Human Rights Watch: Israel’s War with Hezbollah Merits More Scrutiny than “Sexual Atrocities Extending ‘Far Beyond Rape’”?

August 1st, 2007 by NGO Monitor Staff | Category: Human Rights, Human Rights Watch, Lebanon War 2006

HRW has done little reporting in real time on unspeakable abuses of human rights in several African countries.  One notable example is the Central African Republic (CAR) - a crisis so vicious and bloody, that the International Criminal Court (ICC) has initiated proceedings.  The ICC notes that “sexual violence appears to have been a central feature” of the 2002-2003 conflict.   HRW issued a statement in May 2007 praising the ICC for finally tackling these abuses.  Incredibly, however, HRW itself issued no statements on these atrocities as they were taking place.    In fact, HRW’s only publication addressing the CAR conflict, prior to May 2007, was published in 2001.  Why did HRW at the time remain silent on these massive human rights abuses?  Another horrific crisis is underway in the Democratic Republic of Congo (DRC).  After a July 2007 visit, the UN’s Special Investigator for Violence Against Women reports that “sexual atrocities . . . extending ‘far beyond rape’ and include sexual slavery, forced incest and cannibalism” are rampant in the country’s South Kivu province and are the “worst [the investigator] has ever seen.”  While HRW in the past has commented on the violent conflict in the DRC, the last HRW report specifically addressing sexual crimes was published in March 2005 based on investigations in 2003-2004.  Indeed, aside from a couple of press releases, HRW has issued no significant publications in 2007 on the DRC conflict that has killed almost 4 million people since 1998.
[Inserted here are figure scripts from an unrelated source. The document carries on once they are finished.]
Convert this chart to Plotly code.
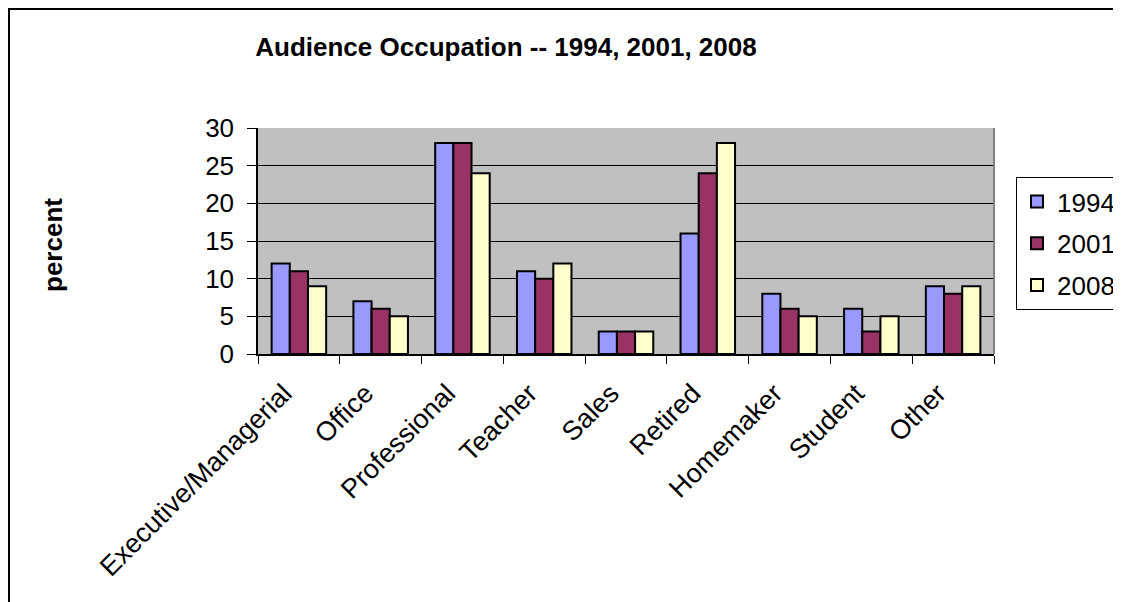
#!/usr/bin/python3
# -*- coding: utf-8 -*-
"""audience occupation 1994 / 2001 / 2008 as a clustered bar chart"""
import plotly.graph_objects as go

occupations = ["Executive/Managerial", "Office", "Professional", "Teacher", "Sales",
               "Retired", "Homemaker", "Student", "Other"]
years = ["1994", "2001", "2008"]
pct_1994 = [12, 7, 28, 11, 3, 16, 8, 6, 9]
pct_2001 = [11, 6, 28, 10, 3, 24, 6, 3, 8]
pct_2008 = [9, 5, 24, 12, 3, 28, 5, 5, 9]
y_ticks = [0, 5, 10, 15, 20, 25, 30]

# old excel palette
colours = ["#9999FF", "#993366", "#FFFFCC"]
FONT = "Liberation Sans, Arial, sans-serif"

# the page body has an 8px margin, so every pixel from the picture is shifted by it
OFF = 8
W, H = 1121 - OFF, 602 - OFF
L, R, T, B = 258 - OFF, 994 - OFF, 128 - OFF, 354 - OFF
pw, ph = R - L, B - T


def px_x(x):
    """picture x pixel -> paper coordinate"""
    return (x - OFF - L) / pw


def px_y(y):
    """picture y pixel -> paper coordinate"""
    return (B - (y - OFF)) / ph


fig = go.Figure()
for i, (yr, vals) in enumerate(zip(years, [pct_1994, pct_2001, pct_2008])):
    fig.add_trace(go.Bar(
        x=occupations,
        y=vals,
        name=yr,
        legendgroup=yr,
        marker_color=colours[i],
        marker_line_color="black",
        marker_line_width=2,
    ))

fig.update_layout(
    width=W, height=H,
    margin=dict(l=L, r=W - R, t=T, b=H - B, autoexpand=False),
    paper_bgcolor="white",
    plot_bgcolor="#C0C0C0",
    barmode="group", bargap=1.5 / 4.5, bargroupgap=0,
    font=dict(family=FONT, size=26, color="black"),
    title=dict(text="<b>Audience Occupation -- 1994, 2001, 2008</b>",
               font=dict(size=26), x=px_x(506), xref="paper",
               y=1 - (47 - OFF) / H, yanchor="middle", xanchor="center"),
    legend=dict(x=px_x(1016), y=px_y(177), xanchor="left", yanchor="top",
                bordercolor="black", borderwidth=1, bgcolor="white",
                tracegroupgap=5, font=dict(size=26)),
    showlegend=True,
)

# excel puts the rotated labels a bit left of the category centre
fig.update_xaxes(
    type="category", tickangle=-45, tickson="boundaries",
    ticks="outside", ticklen=8, tickcolor="black",
    ticklabelstandoff=11, ticklabelshift=-15, tickfont=dict(size=27),
    showline=True, linecolor="black", linewidth=1.5,
    showgrid=False,
)
fig.update_yaxes(
    range=[0, 30], tickvals=y_ticks, ticks="outside", ticklen=9, tickcolor="black",
    ticklabelstandoff=8, tickfont=dict(size=26),
    showline=True, linecolor="black", linewidth=1.5,
    showgrid=True, gridcolor="black", gridwidth=1, zeroline=False,
)

# y axis title sits far left, like the excel one
fig.add_annotation(text="<b>percent</b>", textangle=-90, showarrow=False,
                   xref="paper", yref="paper", x=px_x(53), y=px_y(245),
                   xanchor="center", yanchor="middle", font=dict(size=26))

# grey right edge of the plot area
fig.add_shape(type="line", xref="paper", yref="paper", x0=1, x1=1, y0=0, y1=1,
              line=dict(color="#808080", width=2))
# chart frame, right and bottom run off the picture
fig.add_shape(type="rect", xref="paper", yref="paper",
              x0=px_x(9), x1=px_x(1140), y0=px_y(620), y1=px_y(OFF + 1),
              line=dict(color="black", width=2), layer="below")

fig.write_html("out.html")
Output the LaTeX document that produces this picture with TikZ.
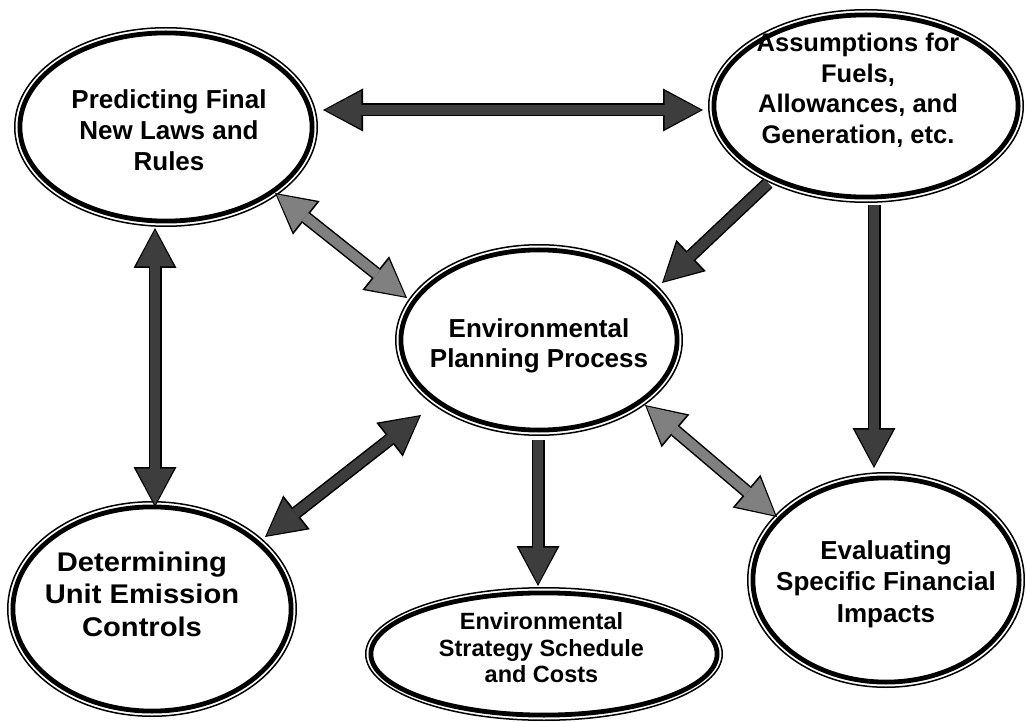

In contrast to HRW’s neglect of these horrendous sexual crimes, during the 2006 Israel-Hezbollah conflict, HRW issued publications on an almost daily basis that mostly condemned Israeli responses to Hezbollah rocket fire on Israeli civilians.  And from 2000-2007, HRW has published more than 200 reports, statements, press releases, and opeds again mostly condemning Israel for exercising its right to self-defense against Palestinian suicide bombings, shootings, rocket attacks, and kidnappings; accusing Israel of “war crimes” and other international law violations; and calling for UN and international inquiries.

Who at HRW is deciding that obsessive reporting on Israeli responses to Hezbollah and Palestinian terror is more important than exposing mass gang rapes, forced incest, and cannibalism in Africa?